■ What is required
Repeat all of the material below exactly as written, images excluded.

■ Dataset extract
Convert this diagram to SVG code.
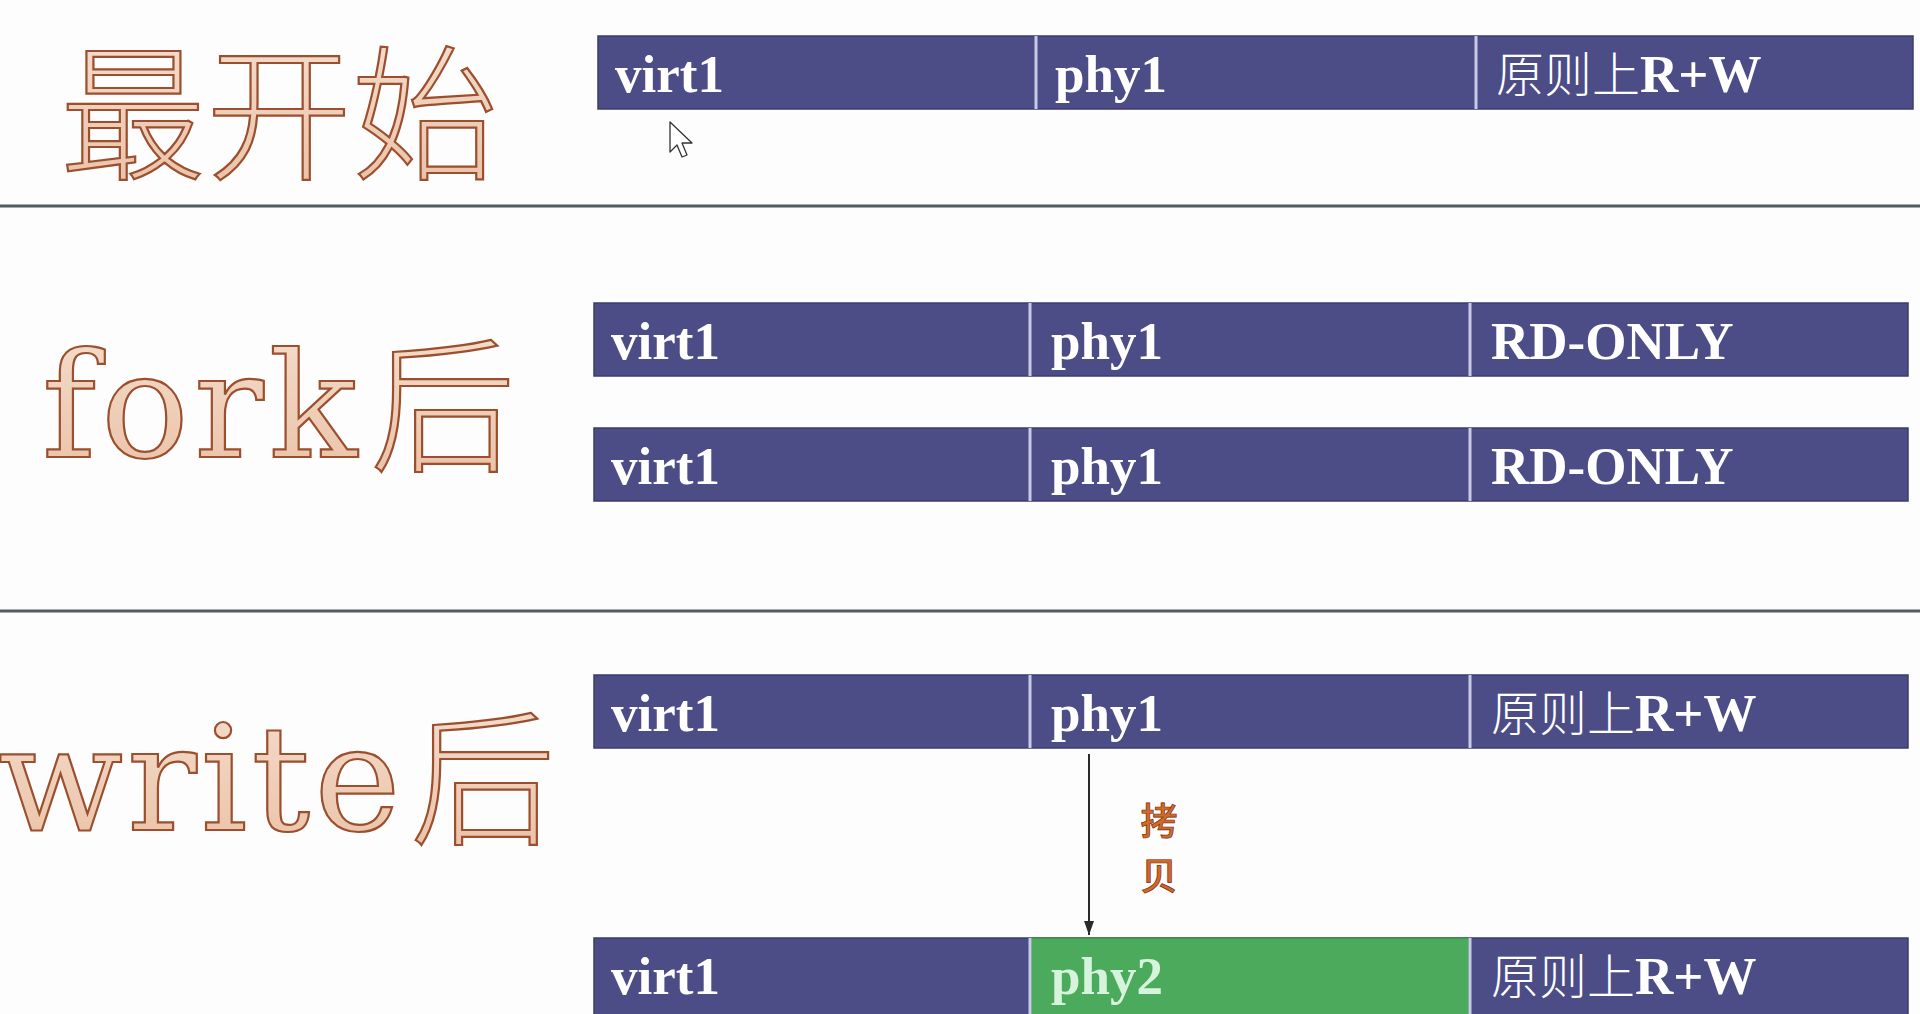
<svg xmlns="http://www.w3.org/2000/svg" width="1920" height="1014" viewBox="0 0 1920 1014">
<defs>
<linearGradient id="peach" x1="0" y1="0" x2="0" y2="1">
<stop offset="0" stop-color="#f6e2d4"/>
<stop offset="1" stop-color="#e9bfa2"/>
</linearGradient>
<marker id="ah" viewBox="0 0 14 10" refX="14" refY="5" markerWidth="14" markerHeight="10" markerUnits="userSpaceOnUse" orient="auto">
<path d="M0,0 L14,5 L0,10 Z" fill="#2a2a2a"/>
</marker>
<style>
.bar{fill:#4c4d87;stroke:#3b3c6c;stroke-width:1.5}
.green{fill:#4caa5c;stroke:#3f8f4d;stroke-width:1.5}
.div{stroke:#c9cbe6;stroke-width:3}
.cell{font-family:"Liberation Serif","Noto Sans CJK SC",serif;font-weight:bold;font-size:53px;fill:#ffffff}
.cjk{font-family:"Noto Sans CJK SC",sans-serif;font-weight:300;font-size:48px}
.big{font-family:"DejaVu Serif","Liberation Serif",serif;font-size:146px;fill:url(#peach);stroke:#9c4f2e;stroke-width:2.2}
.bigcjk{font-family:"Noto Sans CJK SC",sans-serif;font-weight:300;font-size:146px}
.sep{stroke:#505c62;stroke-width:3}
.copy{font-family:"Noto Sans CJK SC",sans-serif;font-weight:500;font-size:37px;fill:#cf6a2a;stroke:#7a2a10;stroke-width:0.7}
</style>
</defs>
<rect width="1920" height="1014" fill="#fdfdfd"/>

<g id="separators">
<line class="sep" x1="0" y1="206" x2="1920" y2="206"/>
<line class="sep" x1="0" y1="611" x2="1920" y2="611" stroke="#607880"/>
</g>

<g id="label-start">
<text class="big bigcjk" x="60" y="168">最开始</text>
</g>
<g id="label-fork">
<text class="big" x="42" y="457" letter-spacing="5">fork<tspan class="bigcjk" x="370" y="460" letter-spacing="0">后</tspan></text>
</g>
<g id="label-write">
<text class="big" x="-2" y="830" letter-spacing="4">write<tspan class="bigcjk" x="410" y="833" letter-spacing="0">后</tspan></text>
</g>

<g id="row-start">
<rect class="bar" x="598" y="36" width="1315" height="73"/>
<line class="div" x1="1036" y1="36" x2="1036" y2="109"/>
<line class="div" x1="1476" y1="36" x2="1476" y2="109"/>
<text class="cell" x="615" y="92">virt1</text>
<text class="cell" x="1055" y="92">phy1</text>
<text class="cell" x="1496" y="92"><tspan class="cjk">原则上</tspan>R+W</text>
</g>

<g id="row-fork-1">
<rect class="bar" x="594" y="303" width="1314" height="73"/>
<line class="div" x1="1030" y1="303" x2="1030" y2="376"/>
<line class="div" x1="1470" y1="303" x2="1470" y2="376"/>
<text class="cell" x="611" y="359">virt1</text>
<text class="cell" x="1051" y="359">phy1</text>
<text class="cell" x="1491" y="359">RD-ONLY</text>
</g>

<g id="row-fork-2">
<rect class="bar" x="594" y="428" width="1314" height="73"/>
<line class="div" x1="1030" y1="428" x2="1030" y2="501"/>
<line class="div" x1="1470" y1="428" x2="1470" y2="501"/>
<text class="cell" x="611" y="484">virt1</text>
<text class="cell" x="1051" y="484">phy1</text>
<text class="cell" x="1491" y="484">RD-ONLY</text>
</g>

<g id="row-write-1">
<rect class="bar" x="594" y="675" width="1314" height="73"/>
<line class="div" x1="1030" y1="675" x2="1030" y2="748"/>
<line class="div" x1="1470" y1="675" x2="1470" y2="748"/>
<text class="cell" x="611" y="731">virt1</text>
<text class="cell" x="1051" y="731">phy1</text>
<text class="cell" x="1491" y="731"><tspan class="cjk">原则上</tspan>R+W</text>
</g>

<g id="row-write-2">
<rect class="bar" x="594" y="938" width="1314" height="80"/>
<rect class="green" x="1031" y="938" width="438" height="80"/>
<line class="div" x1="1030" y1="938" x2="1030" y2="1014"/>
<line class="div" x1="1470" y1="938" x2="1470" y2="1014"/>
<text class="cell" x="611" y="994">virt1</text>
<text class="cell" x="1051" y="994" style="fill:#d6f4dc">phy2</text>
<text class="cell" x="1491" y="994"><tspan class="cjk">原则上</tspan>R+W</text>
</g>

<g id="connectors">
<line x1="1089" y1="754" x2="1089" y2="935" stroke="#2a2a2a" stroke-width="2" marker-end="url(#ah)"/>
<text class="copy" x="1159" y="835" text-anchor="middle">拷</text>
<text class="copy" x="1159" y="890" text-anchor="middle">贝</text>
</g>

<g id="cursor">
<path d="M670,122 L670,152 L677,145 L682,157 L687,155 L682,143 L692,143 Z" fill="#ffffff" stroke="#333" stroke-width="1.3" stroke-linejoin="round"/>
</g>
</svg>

■ Solution to this problem
Convert this diagram to SVG code.
<svg xmlns="http://www.w3.org/2000/svg" width="1920" height="1014" viewBox="0 0 1920 1014">
<defs>
<linearGradient id="peach" x1="0" y1="0" x2="0" y2="1">
<stop offset="0" stop-color="#f6e2d4"/>
<stop offset="1" stop-color="#e9bfa2"/>
</linearGradient>
<marker id="ah" viewBox="0 0 14 10" refX="14" refY="5" markerWidth="14" markerHeight="10" markerUnits="userSpaceOnUse" orient="auto">
<path d="M0,0 L14,5 L0,10 Z" fill="#2a2a2a"/>
</marker>
<style>
.bar{fill:#4c4d87;stroke:#3b3c6c;stroke-width:1.5}
.green{fill:#4caa5c;stroke:#3f8f4d;stroke-width:1.5}
.div{stroke:#c9cbe6;stroke-width:3}
.cell{font-family:"Liberation Serif","Noto Sans CJK SC",serif;font-weight:bold;font-size:53px;fill:#ffffff}
.cjk{font-family:"Noto Sans CJK SC",sans-serif;font-weight:300;font-size:48px}
.big{font-family:"DejaVu Serif","Liberation Serif",serif;font-size:146px;fill:url(#peach);stroke:#9c4f2e;stroke-width:2.2}
.bigcjk{font-family:"Noto Sans CJK SC",sans-serif;font-weight:300;font-size:146px}
.sep{stroke:#505c62;stroke-width:3}
.copy{font-family:"Noto Sans CJK SC",sans-serif;font-weight:500;font-size:37px;fill:#cf6a2a;stroke:#7a2a10;stroke-width:0.7}
</style>
</defs>
<rect width="1920" height="1014" fill="#fdfdfd"/>

<g id="separators">
<line class="sep" x1="0" y1="206" x2="1920" y2="206"/>
<line class="sep" x1="0" y1="611" x2="1920" y2="611" stroke="#607880"/>
</g>

<g id="label-start">
<text class="big bigcjk" x="60" y="168">最开始</text>
</g>
<g id="label-fork">
<text class="big" x="42" y="457" letter-spacing="5">fork<tspan class="bigcjk" x="370" y="460" letter-spacing="0">后</tspan></text>
</g>
<g id="label-write">
<text class="big" x="-2" y="830" letter-spacing="4">write<tspan class="bigcjk" x="410" y="833" letter-spacing="0">后</tspan></text>
</g>

<g id="row-start">
<rect class="bar" x="598" y="36" width="1315" height="73"/>
<line class="div" x1="1036" y1="36" x2="1036" y2="109"/>
<line class="div" x1="1476" y1="36" x2="1476" y2="109"/>
<text class="cell" x="615" y="92">virt1</text>
<text class="cell" x="1055" y="92">phy1</text>
<text class="cell" x="1496" y="92"><tspan class="cjk">原则上</tspan>R+W</text>
</g>

<g id="row-fork-1">
<rect class="bar" x="594" y="303" width="1314" height="73"/>
<line class="div" x1="1030" y1="303" x2="1030" y2="376"/>
<line class="div" x1="1470" y1="303" x2="1470" y2="376"/>
<text class="cell" x="611" y="359">virt1</text>
<text class="cell" x="1051" y="359">phy1</text>
<text class="cell" x="1491" y="359">RD-ONLY</text>
</g>

<g id="row-fork-2">
<rect class="bar" x="594" y="428" width="1314" height="73"/>
<line class="div" x1="1030" y1="428" x2="1030" y2="501"/>
<line class="div" x1="1470" y1="428" x2="1470" y2="501"/>
<text class="cell" x="611" y="484">virt1</text>
<text class="cell" x="1051" y="484">phy1</text>
<text class="cell" x="1491" y="484">RD-ONLY</text>
</g>

<g id="row-write-1">
<rect class="bar" x="594" y="675" width="1314" height="73"/>
<line class="div" x1="1030" y1="675" x2="1030" y2="748"/>
<line class="div" x1="1470" y1="675" x2="1470" y2="748"/>
<text class="cell" x="611" y="731">virt1</text>
<text class="cell" x="1051" y="731">phy1</text>
<text class="cell" x="1491" y="731"><tspan class="cjk">原则上</tspan>R+W</text>
</g>

<g id="row-write-2">
<rect class="bar" x="594" y="938" width="1314" height="80"/>
<rect class="green" x="1031" y="938" width="438" height="80"/>
<line class="div" x1="1030" y1="938" x2="1030" y2="1014"/>
<line class="div" x1="1470" y1="938" x2="1470" y2="1014"/>
<text class="cell" x="611" y="994">virt1</text>
<text class="cell" x="1051" y="994" style="fill:#d6f4dc">phy2</text>
<text class="cell" x="1491" y="994"><tspan class="cjk">原则上</tspan>R+W</text>
</g>

<g id="connectors">
<line x1="1089" y1="754" x2="1089" y2="935" stroke="#2a2a2a" stroke-width="2" marker-end="url(#ah)"/>
<text class="copy" x="1159" y="835" text-anchor="middle">拷</text>
<text class="copy" x="1159" y="890" text-anchor="middle">贝</text>
</g>

<g id="cursor">
<path d="M670,122 L670,152 L677,145 L682,157 L687,155 L682,143 L692,143 Z" fill="#ffffff" stroke="#333" stroke-width="1.3" stroke-linejoin="round"/>
</g>
</svg>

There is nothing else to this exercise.